▸ **DESCRIPTION OF THE TASK**
For this exercise, output only the lines between the "Write the D3.js code for this chart." line and the "const y = d3.scaleLinear().domain([0,50]).range([411,23.5]);" line, both of them included, and skip all pictures.
=== DATASET CONTENT ===
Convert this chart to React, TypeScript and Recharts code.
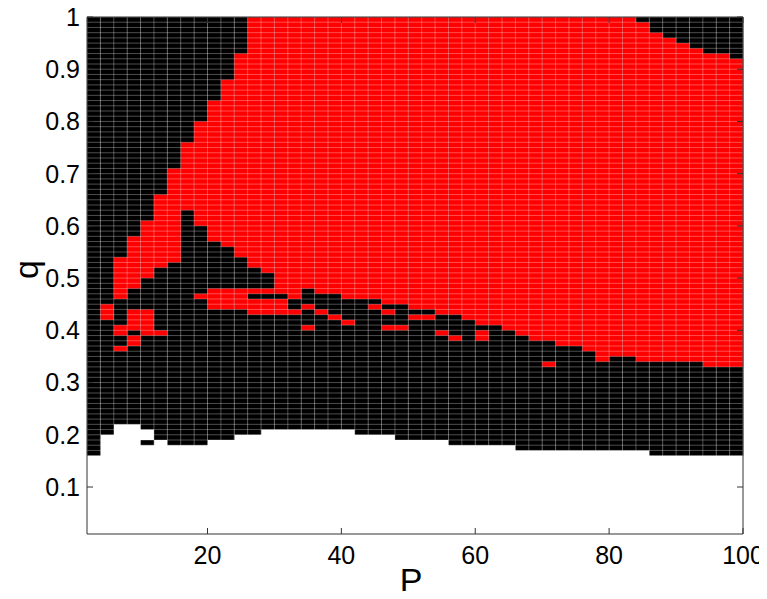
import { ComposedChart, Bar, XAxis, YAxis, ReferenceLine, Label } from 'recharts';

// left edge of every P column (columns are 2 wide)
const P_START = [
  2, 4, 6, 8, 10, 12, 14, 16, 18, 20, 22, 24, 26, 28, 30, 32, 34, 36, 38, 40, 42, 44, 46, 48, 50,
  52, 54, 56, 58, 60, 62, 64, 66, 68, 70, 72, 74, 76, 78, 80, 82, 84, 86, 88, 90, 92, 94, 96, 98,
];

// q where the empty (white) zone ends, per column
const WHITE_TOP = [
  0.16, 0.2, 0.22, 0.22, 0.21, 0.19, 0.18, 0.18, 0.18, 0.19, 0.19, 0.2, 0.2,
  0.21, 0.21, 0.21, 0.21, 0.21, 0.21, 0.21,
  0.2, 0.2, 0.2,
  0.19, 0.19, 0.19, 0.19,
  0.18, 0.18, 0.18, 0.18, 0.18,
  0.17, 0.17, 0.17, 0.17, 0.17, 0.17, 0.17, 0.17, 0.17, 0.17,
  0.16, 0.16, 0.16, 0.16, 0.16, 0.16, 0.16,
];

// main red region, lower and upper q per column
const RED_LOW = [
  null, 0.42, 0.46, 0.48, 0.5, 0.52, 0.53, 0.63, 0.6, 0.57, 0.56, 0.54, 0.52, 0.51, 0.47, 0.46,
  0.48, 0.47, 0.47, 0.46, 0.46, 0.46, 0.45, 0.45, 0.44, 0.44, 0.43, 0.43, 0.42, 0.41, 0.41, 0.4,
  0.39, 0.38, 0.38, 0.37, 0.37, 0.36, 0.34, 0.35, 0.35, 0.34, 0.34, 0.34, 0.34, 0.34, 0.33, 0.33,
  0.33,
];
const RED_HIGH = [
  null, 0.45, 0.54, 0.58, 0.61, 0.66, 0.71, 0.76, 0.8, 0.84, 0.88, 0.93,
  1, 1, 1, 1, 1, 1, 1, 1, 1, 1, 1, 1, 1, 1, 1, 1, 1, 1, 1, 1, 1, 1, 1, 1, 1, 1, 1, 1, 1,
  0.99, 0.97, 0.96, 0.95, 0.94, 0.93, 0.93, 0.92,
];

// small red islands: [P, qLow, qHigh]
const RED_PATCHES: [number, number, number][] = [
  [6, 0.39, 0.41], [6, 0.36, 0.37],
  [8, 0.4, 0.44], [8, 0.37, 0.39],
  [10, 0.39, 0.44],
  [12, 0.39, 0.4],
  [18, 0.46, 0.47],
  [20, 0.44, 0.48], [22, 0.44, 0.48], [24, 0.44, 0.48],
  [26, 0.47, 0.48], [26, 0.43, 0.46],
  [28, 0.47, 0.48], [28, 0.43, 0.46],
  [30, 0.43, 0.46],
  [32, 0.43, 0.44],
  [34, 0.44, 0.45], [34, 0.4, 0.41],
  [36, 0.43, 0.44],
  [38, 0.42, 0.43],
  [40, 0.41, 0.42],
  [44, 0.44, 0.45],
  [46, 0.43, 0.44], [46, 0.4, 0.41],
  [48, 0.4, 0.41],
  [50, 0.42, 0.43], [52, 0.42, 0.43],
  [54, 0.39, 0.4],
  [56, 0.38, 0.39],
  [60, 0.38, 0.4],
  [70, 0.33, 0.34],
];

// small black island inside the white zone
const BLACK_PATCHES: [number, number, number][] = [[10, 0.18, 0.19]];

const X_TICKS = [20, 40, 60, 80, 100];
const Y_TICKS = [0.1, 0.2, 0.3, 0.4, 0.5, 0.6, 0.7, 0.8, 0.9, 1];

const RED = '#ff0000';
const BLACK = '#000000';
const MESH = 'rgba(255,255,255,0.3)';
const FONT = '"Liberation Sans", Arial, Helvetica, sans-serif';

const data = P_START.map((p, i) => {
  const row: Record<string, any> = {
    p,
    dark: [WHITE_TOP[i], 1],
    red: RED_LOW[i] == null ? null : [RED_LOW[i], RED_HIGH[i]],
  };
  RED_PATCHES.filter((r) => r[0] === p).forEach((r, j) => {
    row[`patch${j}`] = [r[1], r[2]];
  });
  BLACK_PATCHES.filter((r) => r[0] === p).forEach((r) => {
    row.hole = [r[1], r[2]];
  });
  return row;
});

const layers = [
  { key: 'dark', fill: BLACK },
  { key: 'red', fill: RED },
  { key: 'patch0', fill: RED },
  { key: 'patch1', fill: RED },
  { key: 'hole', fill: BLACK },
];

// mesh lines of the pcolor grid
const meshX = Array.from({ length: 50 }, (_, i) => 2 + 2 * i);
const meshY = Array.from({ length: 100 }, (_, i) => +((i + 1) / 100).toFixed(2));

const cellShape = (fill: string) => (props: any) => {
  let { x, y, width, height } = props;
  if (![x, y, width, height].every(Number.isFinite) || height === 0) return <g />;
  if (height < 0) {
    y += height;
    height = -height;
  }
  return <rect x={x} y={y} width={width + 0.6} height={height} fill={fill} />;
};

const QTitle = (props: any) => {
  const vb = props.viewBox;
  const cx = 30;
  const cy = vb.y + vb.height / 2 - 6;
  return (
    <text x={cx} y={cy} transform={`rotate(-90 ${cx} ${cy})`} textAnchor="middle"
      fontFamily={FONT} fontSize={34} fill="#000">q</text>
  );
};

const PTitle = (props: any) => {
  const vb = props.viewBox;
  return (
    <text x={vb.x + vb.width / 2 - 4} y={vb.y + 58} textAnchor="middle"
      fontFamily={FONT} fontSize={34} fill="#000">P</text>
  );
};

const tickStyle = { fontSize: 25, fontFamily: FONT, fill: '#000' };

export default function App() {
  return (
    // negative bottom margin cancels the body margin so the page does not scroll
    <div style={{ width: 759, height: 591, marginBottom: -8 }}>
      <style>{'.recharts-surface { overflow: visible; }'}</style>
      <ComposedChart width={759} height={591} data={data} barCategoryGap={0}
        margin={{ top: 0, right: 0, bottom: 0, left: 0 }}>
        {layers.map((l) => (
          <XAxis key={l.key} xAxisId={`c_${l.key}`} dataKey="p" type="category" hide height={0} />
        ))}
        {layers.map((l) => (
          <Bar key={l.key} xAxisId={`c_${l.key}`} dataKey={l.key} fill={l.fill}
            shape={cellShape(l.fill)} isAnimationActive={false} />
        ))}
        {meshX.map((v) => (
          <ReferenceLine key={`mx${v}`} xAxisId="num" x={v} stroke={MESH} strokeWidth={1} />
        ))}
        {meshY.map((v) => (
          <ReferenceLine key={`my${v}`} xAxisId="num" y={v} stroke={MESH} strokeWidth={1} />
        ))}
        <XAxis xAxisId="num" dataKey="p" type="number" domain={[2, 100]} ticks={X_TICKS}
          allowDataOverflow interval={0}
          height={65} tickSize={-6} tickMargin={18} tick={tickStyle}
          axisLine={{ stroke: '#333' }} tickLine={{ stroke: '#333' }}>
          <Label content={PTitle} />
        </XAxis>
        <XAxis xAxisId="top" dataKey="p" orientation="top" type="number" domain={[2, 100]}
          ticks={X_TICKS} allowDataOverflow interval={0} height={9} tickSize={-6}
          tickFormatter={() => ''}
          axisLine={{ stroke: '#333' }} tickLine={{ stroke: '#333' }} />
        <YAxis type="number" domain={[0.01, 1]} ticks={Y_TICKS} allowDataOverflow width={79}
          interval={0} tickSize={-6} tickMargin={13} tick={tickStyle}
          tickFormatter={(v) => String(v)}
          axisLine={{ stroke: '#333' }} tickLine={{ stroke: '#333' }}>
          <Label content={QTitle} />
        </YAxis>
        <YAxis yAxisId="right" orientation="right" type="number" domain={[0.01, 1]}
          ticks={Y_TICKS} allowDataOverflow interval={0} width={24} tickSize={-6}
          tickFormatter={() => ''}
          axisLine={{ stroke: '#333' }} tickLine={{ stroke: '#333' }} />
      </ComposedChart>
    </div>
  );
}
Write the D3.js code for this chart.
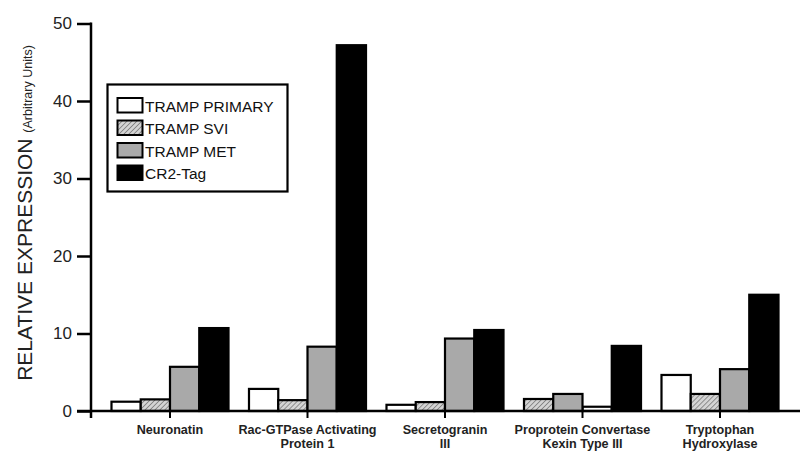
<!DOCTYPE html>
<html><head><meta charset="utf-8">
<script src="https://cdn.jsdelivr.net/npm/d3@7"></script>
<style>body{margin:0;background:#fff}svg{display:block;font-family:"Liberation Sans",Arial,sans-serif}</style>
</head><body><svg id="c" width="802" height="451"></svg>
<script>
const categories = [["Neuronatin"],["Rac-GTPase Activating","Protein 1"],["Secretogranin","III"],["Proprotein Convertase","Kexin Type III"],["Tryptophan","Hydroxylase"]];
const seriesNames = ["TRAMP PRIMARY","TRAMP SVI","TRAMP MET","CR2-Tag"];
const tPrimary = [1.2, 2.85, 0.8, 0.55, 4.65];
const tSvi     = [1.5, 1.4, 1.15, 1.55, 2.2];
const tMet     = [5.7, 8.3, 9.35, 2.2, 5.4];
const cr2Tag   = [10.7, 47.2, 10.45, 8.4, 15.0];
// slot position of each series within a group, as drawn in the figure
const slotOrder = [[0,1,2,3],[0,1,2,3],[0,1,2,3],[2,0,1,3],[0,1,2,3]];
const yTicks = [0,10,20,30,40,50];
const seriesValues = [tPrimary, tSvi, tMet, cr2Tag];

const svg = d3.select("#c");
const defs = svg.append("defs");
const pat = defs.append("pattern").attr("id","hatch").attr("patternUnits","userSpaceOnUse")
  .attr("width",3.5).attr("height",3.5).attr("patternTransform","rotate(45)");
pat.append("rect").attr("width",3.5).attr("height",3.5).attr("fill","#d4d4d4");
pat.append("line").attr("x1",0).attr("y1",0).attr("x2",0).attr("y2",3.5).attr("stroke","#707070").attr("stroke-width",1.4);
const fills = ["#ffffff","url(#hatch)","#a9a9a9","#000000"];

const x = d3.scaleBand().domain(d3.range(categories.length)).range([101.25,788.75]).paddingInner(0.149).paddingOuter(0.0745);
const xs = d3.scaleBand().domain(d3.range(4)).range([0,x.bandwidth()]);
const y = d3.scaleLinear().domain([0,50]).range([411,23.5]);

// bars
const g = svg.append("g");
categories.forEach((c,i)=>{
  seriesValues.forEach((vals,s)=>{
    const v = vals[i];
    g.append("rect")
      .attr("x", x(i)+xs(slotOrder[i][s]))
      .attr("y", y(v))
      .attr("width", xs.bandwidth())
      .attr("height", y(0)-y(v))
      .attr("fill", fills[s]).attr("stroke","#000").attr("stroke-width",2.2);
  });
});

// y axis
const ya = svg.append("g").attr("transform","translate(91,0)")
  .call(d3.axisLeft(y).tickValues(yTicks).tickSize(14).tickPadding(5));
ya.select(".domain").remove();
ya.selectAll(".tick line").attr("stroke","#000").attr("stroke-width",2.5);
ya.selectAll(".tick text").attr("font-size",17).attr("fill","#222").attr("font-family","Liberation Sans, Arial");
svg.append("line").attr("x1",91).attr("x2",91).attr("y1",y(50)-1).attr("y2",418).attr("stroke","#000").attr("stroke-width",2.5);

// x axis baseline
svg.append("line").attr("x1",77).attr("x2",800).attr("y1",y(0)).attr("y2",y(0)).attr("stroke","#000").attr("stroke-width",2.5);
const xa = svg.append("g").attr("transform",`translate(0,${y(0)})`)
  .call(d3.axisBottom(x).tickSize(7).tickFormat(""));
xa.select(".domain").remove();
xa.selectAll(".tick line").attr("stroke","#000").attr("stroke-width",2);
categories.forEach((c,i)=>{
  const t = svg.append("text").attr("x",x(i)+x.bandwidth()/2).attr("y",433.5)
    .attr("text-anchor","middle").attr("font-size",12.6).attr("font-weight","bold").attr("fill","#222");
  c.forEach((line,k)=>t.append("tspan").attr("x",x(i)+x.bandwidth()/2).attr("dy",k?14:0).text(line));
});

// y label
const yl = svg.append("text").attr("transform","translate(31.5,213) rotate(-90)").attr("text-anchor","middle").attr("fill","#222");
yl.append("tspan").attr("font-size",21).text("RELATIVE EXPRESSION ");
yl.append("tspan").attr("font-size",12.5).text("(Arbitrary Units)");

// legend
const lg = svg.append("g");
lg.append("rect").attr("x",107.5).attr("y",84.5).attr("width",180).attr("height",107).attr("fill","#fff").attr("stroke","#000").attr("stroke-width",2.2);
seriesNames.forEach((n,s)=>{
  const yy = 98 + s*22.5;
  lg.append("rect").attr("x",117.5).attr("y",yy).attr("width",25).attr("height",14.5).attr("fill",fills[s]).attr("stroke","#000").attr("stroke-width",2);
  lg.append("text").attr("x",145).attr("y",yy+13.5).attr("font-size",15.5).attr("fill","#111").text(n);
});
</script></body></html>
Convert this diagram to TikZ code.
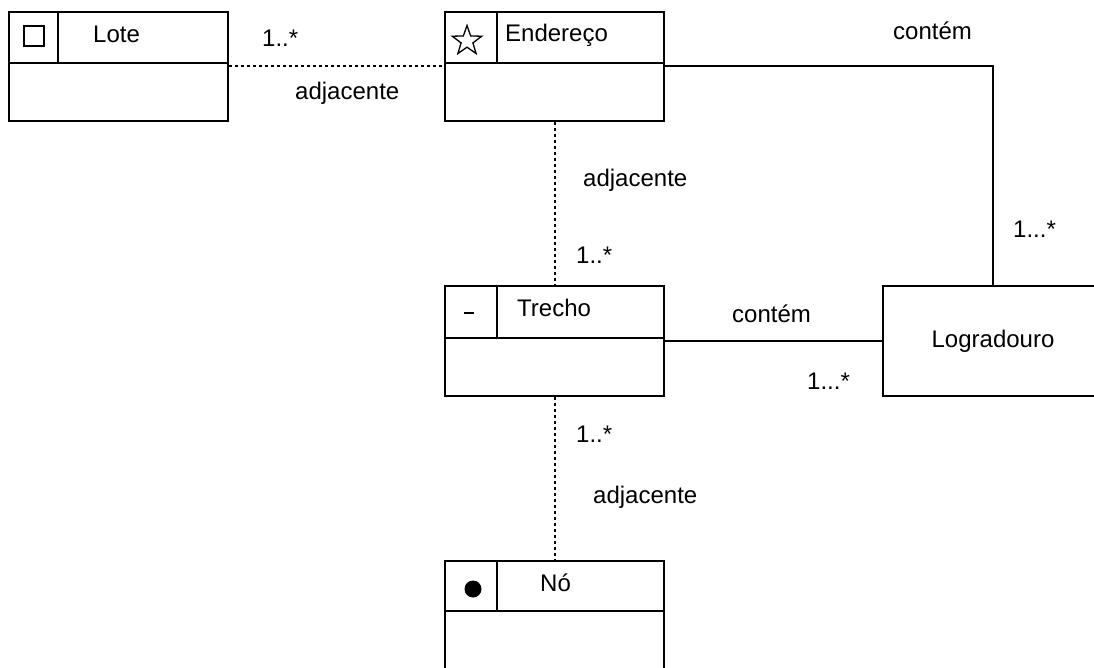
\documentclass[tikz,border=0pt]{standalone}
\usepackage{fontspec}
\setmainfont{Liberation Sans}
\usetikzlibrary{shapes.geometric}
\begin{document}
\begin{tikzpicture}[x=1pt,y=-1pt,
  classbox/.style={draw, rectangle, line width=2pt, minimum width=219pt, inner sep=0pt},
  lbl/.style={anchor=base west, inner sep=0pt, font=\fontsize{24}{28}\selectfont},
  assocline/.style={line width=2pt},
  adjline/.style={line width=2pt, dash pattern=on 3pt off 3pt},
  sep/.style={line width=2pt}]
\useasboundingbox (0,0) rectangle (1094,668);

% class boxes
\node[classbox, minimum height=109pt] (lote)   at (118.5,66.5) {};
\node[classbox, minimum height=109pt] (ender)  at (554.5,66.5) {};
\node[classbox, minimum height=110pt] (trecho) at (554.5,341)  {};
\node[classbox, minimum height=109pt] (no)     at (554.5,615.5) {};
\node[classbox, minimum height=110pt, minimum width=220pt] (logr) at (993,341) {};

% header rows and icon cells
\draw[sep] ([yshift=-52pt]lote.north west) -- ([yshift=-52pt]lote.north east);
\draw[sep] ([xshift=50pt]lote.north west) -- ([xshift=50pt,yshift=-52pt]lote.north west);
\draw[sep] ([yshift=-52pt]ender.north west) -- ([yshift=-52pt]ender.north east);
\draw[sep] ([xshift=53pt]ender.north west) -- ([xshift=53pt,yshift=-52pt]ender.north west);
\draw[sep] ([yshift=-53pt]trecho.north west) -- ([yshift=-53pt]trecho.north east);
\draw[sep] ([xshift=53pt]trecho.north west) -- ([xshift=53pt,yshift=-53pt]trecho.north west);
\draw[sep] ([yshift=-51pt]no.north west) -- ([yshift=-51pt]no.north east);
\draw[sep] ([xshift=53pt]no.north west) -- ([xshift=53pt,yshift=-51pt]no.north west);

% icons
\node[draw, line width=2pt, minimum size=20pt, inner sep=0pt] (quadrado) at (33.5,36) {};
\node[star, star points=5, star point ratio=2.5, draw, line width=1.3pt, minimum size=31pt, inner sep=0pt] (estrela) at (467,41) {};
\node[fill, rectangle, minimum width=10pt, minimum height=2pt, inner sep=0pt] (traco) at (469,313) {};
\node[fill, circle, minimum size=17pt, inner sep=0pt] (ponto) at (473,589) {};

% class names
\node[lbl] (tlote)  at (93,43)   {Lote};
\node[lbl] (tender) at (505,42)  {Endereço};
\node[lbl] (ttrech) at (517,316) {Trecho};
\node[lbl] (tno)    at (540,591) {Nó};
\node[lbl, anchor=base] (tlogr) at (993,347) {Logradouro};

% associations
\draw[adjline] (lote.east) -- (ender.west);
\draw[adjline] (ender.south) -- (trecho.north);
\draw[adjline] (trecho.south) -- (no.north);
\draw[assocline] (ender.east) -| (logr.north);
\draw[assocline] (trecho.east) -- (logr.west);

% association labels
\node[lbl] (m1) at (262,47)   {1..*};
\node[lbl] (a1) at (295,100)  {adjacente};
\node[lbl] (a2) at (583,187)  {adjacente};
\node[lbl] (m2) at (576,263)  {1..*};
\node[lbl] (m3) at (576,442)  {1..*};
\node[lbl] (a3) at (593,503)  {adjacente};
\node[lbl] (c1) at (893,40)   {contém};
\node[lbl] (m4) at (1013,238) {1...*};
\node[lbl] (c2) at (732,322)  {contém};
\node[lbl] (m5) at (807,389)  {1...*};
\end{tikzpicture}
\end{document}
===
▸ **FINISHED EXERCISE**
Write the D3.js code for this chart.
<!DOCTYPE html>
<html><head><meta charset="utf-8">
<script src="https://cdn.jsdelivr.net/npm/d3@7"></script>
<style>body{margin:0;background:#fff}svg{display:block;font-family:"Liberation Sans",Arial,sans-serif}</style>
</head><body><svg id="c" width="802" height="451"></svg>
<script>
const categories = [["Neuronatin"],["Rac-GTPase Activating","Protein 1"],["Secretogranin","III"],["Proprotein Convertase","Kexin Type III"],["Tryptophan","Hydroxylase"]];
const seriesNames = ["TRAMP PRIMARY","TRAMP SVI","TRAMP MET","CR2-Tag"];
const tPrimary = [1.2, 2.85, 0.8, 0.55, 4.65];
const tSvi     = [1.5, 1.4, 1.15, 1.55, 2.2];
const tMet     = [5.7, 8.3, 9.35, 2.2, 5.4];
const cr2Tag   = [10.7, 47.2, 10.45, 8.4, 15.0];
// slot position of each series within a group, as drawn in the figure
const slotOrder = [[0,1,2,3],[0,1,2,3],[0,1,2,3],[2,0,1,3],[0,1,2,3]];
const yTicks = [0,10,20,30,40,50];
const seriesValues = [tPrimary, tSvi, tMet, cr2Tag];

const svg = d3.select("#c");
const defs = svg.append("defs");
const pat = defs.append("pattern").attr("id","hatch").attr("patternUnits","userSpaceOnUse")
  .attr("width",3.5).attr("height",3.5).attr("patternTransform","rotate(45)");
pat.append("rect").attr("width",3.5).attr("height",3.5).attr("fill","#d4d4d4");
pat.append("line").attr("x1",0).attr("y1",0).attr("x2",0).attr("y2",3.5).attr("stroke","#707070").attr("stroke-width",1.4);
const fills = ["#ffffff","url(#hatch)","#a9a9a9","#000000"];

const x = d3.scaleBand().domain(d3.range(categories.length)).range([101.25,788.75]).paddingInner(0.149).paddingOuter(0.0745);
const xs = d3.scaleBand().domain(d3.range(4)).range([0,x.bandwidth()]);
const y = d3.scaleLinear().domain([0,50]).range([411,23.5]);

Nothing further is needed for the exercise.